With the memoir completed several years ago, I turned my attention to adapting it for film. It just seemed to me the visual backdrop of this beautiful country overlaid with the complexity of a reluctant husband – he never wanted to cycle cross-country – and enriched with flashbacks and fast-forwards that told the story of a strong-willed daughter (me) and an equally strong-willed Italian American spitfire of a mom would be something I wanted to see on the big screen. I like to think of it as Wild on wheels, the movie based on Cheryl Strayed’s book.  I stumbled upon my first film festival online and submitted the 113 page screenplay last June. When it placed in the top 10 I knew I was onto something. Several submissions later, I ended up placing in the finals for The Beverly Hills Film Festival, one of the more prestigious film and screenplay competitions. 

The Hollywood experience this April was such a blast – screening films at the world-famous Grauman’s Chinese Theatre (and walking on the stars of the Hollywood Walk of Fame to get there), networking with screenwriters and producers, photoshoots on the red carpet, VIP after-parties at hip locations like the rooftop lounge at the W hotel. And even more fun because I shared it with family and friends – 10 of us!  That’s right – I had an entourage – I guess you could say I acclimated well to the Hollywood scene.  The festival culminated in an awards ceremony in the Hollywood Roosevelt’s hotel ballroom where the original Academy Awards were held in 1929. While I didn’t win, I learned lots about the industry and have several leads to move forward. 

My screenplay also continues to do well on the festival circuit, so far placing as a finalist in 11 contests.  On weekends you can find me applying to more film festivals, talking with screenwriters, tracking down agents, connecting with production companies led by women, searching for celebrities who are as passionate as I am about raising Alzheimer’s awareness through making this film, and finding ways to connect with Rhea Perlman, the perfect actress to play my mom.

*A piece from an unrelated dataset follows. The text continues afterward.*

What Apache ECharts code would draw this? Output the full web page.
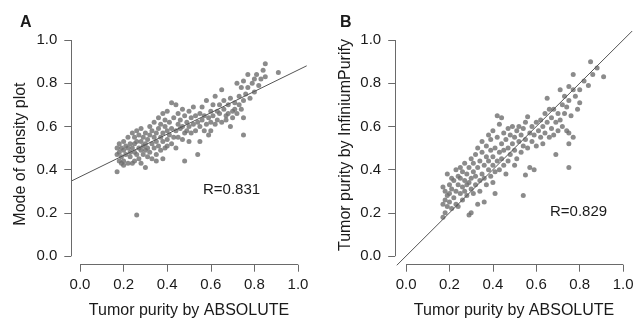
<!DOCTYPE html>
<html>
<head>
<meta charset="utf-8">
<script src="https://cdn.jsdelivr.net/npm/echarts@6/dist/echarts.min.js"></script>
<style>
html,body{margin:0;padding:0;background:#fff;}
#chart{width:635px;height:321px;}
</style>
</head>
<body>
<div id="chart"></div>
<script>
// ---------- data ----------
var tickValues = [0, 0.2, 0.4, 0.6, 0.8, 1.0];
var panelLabels = ['A', 'B'];
var xAxisTitle = 'Tumor purity by ABSOLUTE';
var yAxisTitles = ['Mode of density plot', 'Tumor purity by InfiniumPurify'];
var corrLabels = ['R=0.831', 'R=0.829'];
// regression / reference lines: [intercept, slope]
var lineA = [0.367, 0.494];
var lineB = [0, 1];
// plotting ranges (R style, 4% padding around 0..1)
var xRangeA = [-0.04, 1.04];
var xRangeB = [-0.05, 1.045];
var yRange = [-0.04, 1.04];

var pointsA = [
[0.17,0.39],[0.17,0.47],[0.17,0.50],[0.18,0.44],[0.18,0.52],[0.18,0.48],[0.19,0.43],[0.19,0.50],[0.19,0.46],[0.20,0.49],[0.20,0.53],[0.20,0.44],[0.20,0.42],[0.21,0.47],[0.21,0.51],
[0.22,0.43],[0.22,0.50],[0.22,0.55],[0.23,0.46],[0.23,0.52],[0.23,0.48],[0.24,0.43],[0.24,0.50],[0.24,0.57],[0.25,0.44],[0.25,0.52],[0.25,0.48],[0.25,0.55],[0.26,0.19],[0.26,0.47],[0.26,0.53],[0.26,0.58],[0.27,0.45],[0.27,0.50],[0.27,0.56],[0.28,0.49],[0.28,0.43],[0.28,0.53],[0.28,0.59],[0.29,0.47],[0.29,0.51],[0.29,0.55],[0.30,0.41],[0.30,0.49],[0.30,0.52],[0.30,0.57],[0.31,0.46],[0.31,0.54],[0.31,0.50],
[0.32,0.48],[0.32,0.56],[0.32,0.60],[0.33,0.52],[0.33,0.45],[0.33,0.58],[0.34,0.50],[0.34,0.55],[0.34,0.62],[0.35,0.47],[0.35,0.53],[0.35,0.57],[0.35,0.44],[0.36,0.51],[0.36,0.59],[0.36,0.64],[0.37,0.55],[0.37,0.49],[0.37,0.61],[0.38,0.53],[0.38,0.57],[0.38,0.66],[0.38,0.45],[0.39,0.50],[0.39,0.60],[0.39,0.63],[0.40,0.54],[0.40,0.58],[0.40,0.67],[0.40,0.51],
[0.41,0.56],[0.41,0.62],[0.42,0.71],[0.42,0.52],[0.42,0.59],[0.43,0.64],[0.43,0.55],[0.44,0.70],[0.44,0.58],[0.44,0.50],[0.45,0.61],[0.45,0.66],[0.45,0.55],[0.46,0.59],[0.46,0.63],[0.47,0.54],[0.47,0.68],[0.47,0.60],[0.48,0.57],[0.48,0.65],[0.48,0.44],[0.49,0.62],[0.49,0.58],[0.50,0.60],[0.50,0.67],[0.50,0.53],[0.51,0.64],[0.51,0.57],
[0.52,0.61],[0.52,0.69],[0.53,0.58],[0.53,0.65],[0.54,0.62],[0.54,0.47],[0.55,0.53],[0.55,0.66],[0.55,0.60],[0.56,0.63],[0.56,0.69],[0.57,0.58],[0.57,0.65],[0.58,0.61],[0.58,0.72],[0.59,0.64],[0.59,0.56],[0.60,0.67],[0.60,0.62],[0.60,0.58],[0.61,0.70],[0.61,0.65],
[0.62,0.74],[0.62,0.61],[0.63,0.67],[0.63,0.63],[0.64,0.70],[0.64,0.66],[0.65,0.77],[0.65,0.62],[0.66,0.68],[0.66,0.72],[0.67,0.65],[0.67,0.63],[0.68,0.70],[0.68,0.66],[0.69,0.60],[0.69,0.73],[0.70,0.67],[0.70,0.64],[0.71,0.71],[0.71,0.68],
[0.72,0.80],[0.72,0.66],[0.73,0.74],[0.73,0.70],[0.74,0.78],[0.74,0.68],[0.75,0.64],[0.75,0.56],[0.75,0.81],[0.75,0.72],[0.76,0.75],[0.77,0.84],[0.77,0.78],[0.78,0.73],[0.79,0.80],[0.80,0.76],[0.80,0.82],
[0.81,0.84],[0.82,0.79],[0.83,0.82],[0.84,0.86],[0.85,0.89],[0.85,0.83],[0.91,0.85]
];

var pointsB = [
[0.17,0.18],[0.17,0.24],[0.17,0.32],[0.18,0.20],[0.18,0.26],[0.18,0.30],[0.19,0.38],[0.19,0.23],[0.19,0.28],[0.20,0.25],[0.20,0.33],[0.20,0.29],[0.21,0.36],[0.21,0.22],[0.21,0.31],
[0.22,0.27],[0.22,0.35],[0.23,0.24],[0.23,0.30],[0.23,0.40],[0.24,0.23],[0.24,0.33],[0.24,0.37],[0.25,0.29],[0.25,0.36],[0.25,0.41],[0.26,0.26],[0.26,0.32],[0.26,0.39],[0.27,0.30],[0.27,0.35],[0.27,0.43],[0.28,0.28],[0.28,0.33],[0.28,0.38],[0.29,0.19],[0.29,0.34],[0.29,0.41],[0.30,0.20],[0.30,0.31],[0.30,0.36],[0.30,0.45],[0.31,0.29],[0.31,0.39],[0.31,0.43],
[0.32,0.33],[0.32,0.47],[0.32,0.37],[0.33,0.24],[0.33,0.41],[0.33,0.50],[0.34,0.35],[0.34,0.44],[0.34,0.30],[0.35,0.38],[0.35,0.48],[0.35,0.53],[0.36,0.25],[0.36,0.42],[0.36,0.36],[0.37,0.46],[0.37,0.51],[0.37,0.33],[0.38,0.40],[0.38,0.56],[0.38,0.44],[0.39,0.37],[0.39,0.49],[0.39,0.54],[0.40,0.42],[0.40,0.46],[0.40,0.58],[0.40,0.34],
[0.41,0.29],[0.41,0.50],[0.41,0.39],[0.42,0.65],[0.42,0.44],[0.42,0.55],[0.43,0.48],[0.43,0.40],[0.43,0.61],[0.44,0.64],[0.44,0.52],[0.44,0.45],[0.45,0.42],[0.45,0.57],[0.45,0.49],[0.46,0.54],[0.46,0.38],[0.47,0.50],[0.47,0.59],[0.47,0.44],[0.48,0.56],[0.48,0.47],[0.49,0.52],[0.49,0.60],[0.50,0.42],[0.50,0.55],[0.50,0.49],
[0.51,0.58],[0.51,0.45],[0.52,0.53],[0.52,0.60],[0.53,0.48],[0.53,0.56],[0.54,0.28],[0.54,0.51],[0.54,0.59],[0.55,0.375],[0.55,0.62],[0.55,0.54],[0.56,0.645],[0.56,0.50],[0.57,0.41],[0.57,0.57],[0.58,0.53],[0.58,0.60],[0.59,0.40],[0.59,0.56],[0.60,0.62],[0.60,0.51],[0.61,0.58],
[0.62,0.55],[0.62,0.63],[0.63,0.60],[0.63,0.52],[0.64,0.66],[0.64,0.57],[0.65,0.73],[0.65,0.62],[0.66,0.55],[0.66,0.68],[0.67,0.59],[0.67,0.64],[0.68,0.68],[0.68,0.56],[0.69,0.47],[0.69,0.62],[0.70,0.66],[0.70,0.58],
[0.71,0.77],[0.71,0.63],[0.72,0.70],[0.72,0.60],[0.73,0.66],[0.73,0.74],[0.74,0.58],[0.74,0.69],[0.75,0.785],[0.75,0.57],[0.75,0.52],[0.75,0.41],[0.75,0.72],[0.76,0.65],[0.77,0.77],[0.77,0.55],[0.78,0.74],[0.79,0.68],[0.80,0.77],[0.80,0.71],
[0.77,0.84],[0.82,0.81],[0.84,0.79],[0.85,0.90],[0.86,0.84],[0.88,0.87],[0.91,0.83]
];

// ---------- chart ----------
function linePts(coef, xr){
  return xr.map(function(x){ return [x, coef[0] + coef[1]*x]; });
}
var FONT = '"Liberation Sans", Arial, Helvetica, sans-serif';
var TXT = '#1a1a1a';
var AX = '#6a6a6a';
var t0 = tickValues[0], t1 = tickValues[tickValues.length - 1];

function xAx(i, xr){
  return {
    type:'value', gridIndex:i, min:xr[0], max:xr[1],
    name:xAxisTitle, nameLocation:'middle', nameGap:38,
    nameTextStyle:{fontFamily:FONT, fontSize:16, lineHeight:16, color:TXT},
    axisLine:{show:true, onZero:false, lineStyle:{color:'rgba(255,255,255,0)', width:1}},
    axisTick:{show:true, length:7, customValues:tickValues, lineStyle:{color:AX, width:1}},
    axisLabel:{margin:13, fontFamily:FONT, fontSize:15, color:TXT, customValues:tickValues,
      formatter:function(v){return Number(v).toFixed(1);}},
    splitLine:{show:false}
  };
}
function yAx(i, gap, pad){
  return {
    type:'value', gridIndex:i, min:yRange[0], max:yRange[1],
    name:yAxisTitles[i], nameLocation:'middle', nameGap:gap,
    nameTextStyle:{fontFamily:FONT, fontSize:16, lineHeight:16, color:TXT, padding:pad},
    axisLine:{show:true, onZero:false, lineStyle:{color:'rgba(255,255,255,0)', width:1}},
    axisTick:{show:true, length:7, customValues:tickValues, lineStyle:{color:AX, width:1}},
    axisLabel:{margin:14, fontFamily:FONT, fontSize:15, color:TXT, customValues:tickValues,
      formatter:function(v){return Number(v).toFixed(1);}},
    splitLine:{show:false}
  };
}
// R-style axis lines that span only the tick range, at the plot-region edges
function axisLines(xr){
  return {
    silent:true, symbol:['none','none'], label:{show:false},
    lineStyle:{color:AX, width:1, type:'solid'},
    data:[
      [{coord:[t0, yRange[0]]},{coord:[t1, yRange[0]]}],
      [{coord:[xr[0], t0]},{coord:[xr[0], t1]}]
    ]
  };
}
function txt(text, left, top, size, weight){
  return {text:text, left:left, top:top, padding:0,
    textStyle:{fontFamily:FONT, fontSize:size, fontWeight:weight, color:TXT}};
}

var chart = echarts.init(document.getElementById('chart'));
chart.setOption({
  animation:false,
  backgroundColor:'#fff',
  title:[
    txt(panelLabels[0], 20, 15, 16, 'bold'),
    txt(panelLabels[1], 340, 15, 16, 'bold'),
    txt(corrLabels[0], 203, 182, 15, 'normal'),
    txt(corrLabels[1], 550, 204, 15, 'normal')
  ],
  grid:[
    {left:71.3, top:31.4, width:235.4, height:233.3, outerBoundsMode:'none'},
    {left:395.2, top:31.4, width:237.7, height:233.3, outerBoundsMode:'none'}
  ],
  xAxis:[xAx(0, xRangeA), xAx(1, xRangeB)],
  yAxis:[yAx(0, 43, [0, 12, 0, 0]), yAx(1, 42, [0, 0, 0, 6])],
  series:[
    {type:'scatter', xAxisIndex:0, yAxisIndex:0, data:pointsA, symbolSize:5, clip:false,
      itemStyle:{color:'#6e6e6e'}, markLine:axisLines(xRangeA)},
    {type:'line', xAxisIndex:0, yAxisIndex:0, data:linePts(lineA, xRangeA), showSymbol:false,
      lineStyle:{color:'#555', width:1}},
    {type:'scatter', xAxisIndex:1, yAxisIndex:1, data:pointsB, symbolSize:5, clip:false,
      itemStyle:{color:'#6e6e6e'}, markLine:axisLines(xRangeB)},
    {type:'line', xAxisIndex:1, yAxisIndex:1, data:linePts(lineB, xRangeB), showSymbol:false,
      lineStyle:{color:'#555', width:1}}
  ]
});
</script>
</body>
</html>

I’m confident one day you will see Lost in Control on the big screen. And the meaning of the title?  Before traveling cross-country, I had embraced a bravado that meant: I could control anything. The bike across America proved me wrong.  The lessons I learned during the cross-country adventure I apply in all aspects of my life from caring for my mom who has long since passed, to raising children, to this new journey toward publishing my memoir and having my screenplay made into a film:

Life requires strength in the face of adversity, patience when confronted with a challenge, and faith when all seems lost. 

P.S. If you know Rhea Perlman, tell her I have the perfect role for her.